LM Fiction de Saul Williams et Anisia Uzeyman, Rwanda / Etats-Unis, 2021
Sortie France : 10 mai 2023
Distribution France : Damned Films
Le désir de se projeter dans le présent n’exclut pas d’évaluer le futur en se branchant sur le passé. C’est ce que tente un tandem d’artistes connectés sur l’Afrique avec Neptune Frost. Saul Williams, poète musicien américain, est connu comme acteur pour Slam de Saul Levin, 1988, et Tey – Aujourd’hui de Alain Gomis, 2012. Anisia Uzeyman, sa compagne, actrice née au Rwanda, résidant en France, a réalisé Dreamstates, tourné avec un portable. L’un a écrit l’histoire de Neptune Frost, l’autre l’a cadré entre le Rwanda et le Burundi d’où sont issus les techniciens. Leur fusion autour de cette coproduction rwandaise et américaine, retenue à la Quinzaine des réalisateurs au Festival de Cannes 2021, a des accents de comédie musicale, futuriste et parabolique.

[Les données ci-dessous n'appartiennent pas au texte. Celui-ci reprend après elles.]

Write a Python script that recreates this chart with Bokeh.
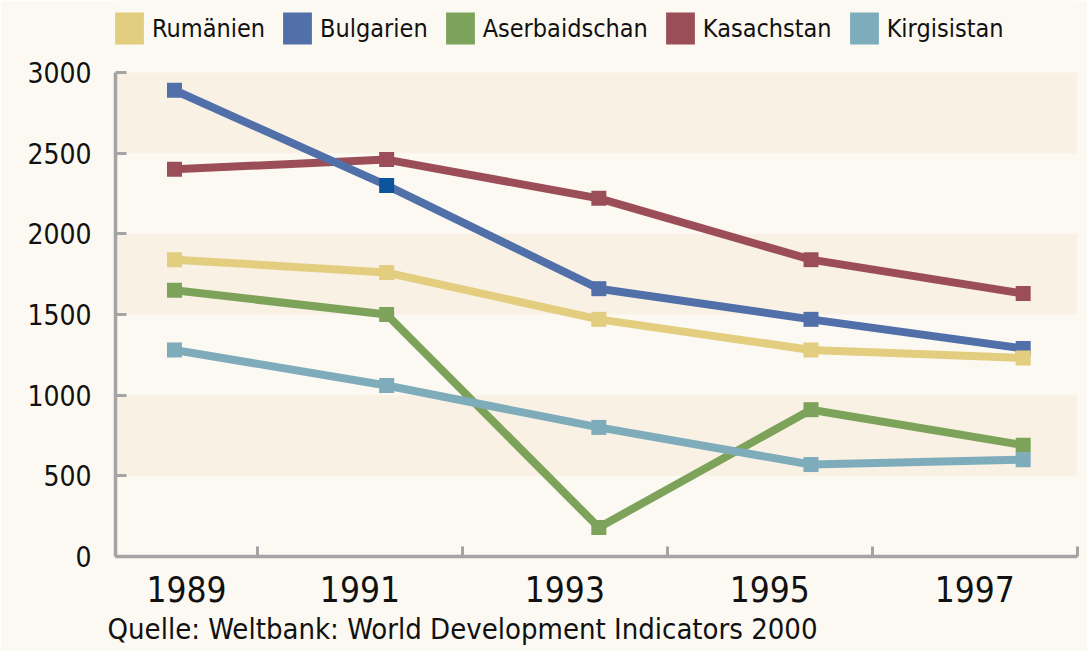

Le récit est introduit par une voix féminine qui nous conduit dans les hauts plateaux du Burundi, où sa naissance effective se cristalliserait à 23 ans. Dans les mines où on extrait le coltan, Tekno succombe à la brutalité des gardes. Son frère, Matalussa, fracasse les avances d’un pasteur pressant et s’enfuit. Une errance comme un rêve éveillé où les genres s’abolissent, où les rencontres sont fluorescentes, la technologie bien ancrée mais volatile, la nature enveloppante, les nuits habitées.
Neptune croise le même rêve, c’est une créature instinctive, visionnaire, Carte Mère d’une technologie sans maîtrise, sans genre. Leur fusion induit une énergie qui attire les mineurs, compagnons de Mata. Eux qui fournissent le coltan sans en recevoir les bienfaits, se rassemblent en rébellion contre l’Autorité et les technologies étrangères, reconvertis en collectif de cyber-pirates anticolonialistes. L’union est comme une défiance au pouvoir, les rêves personnels comme une utopie collective que l’Autorité peut écraser sans anéantir tout à fait.
Neptune Frost brasse le réel et le rêve, le masculin et le féminin, la révolte et la poésie, le noir et les couleurs, la technologie et les vents, la partition techno et les battements de tambours. C’est un film musical, symbolique, fier de ses identités noires. « On montre comment on se voit, comment on se rêve, comment on se projette », commente Saul Williams qui engage avec Anisia Uzeyman, une coproduction indépendante. « Nous voulions préserver notre liberté pour pouvoir écrire l’histoire de personnes africaines avec leur langage, leurs perspectives », assure-t-il, avide de se réapproprier des images et des langues locales.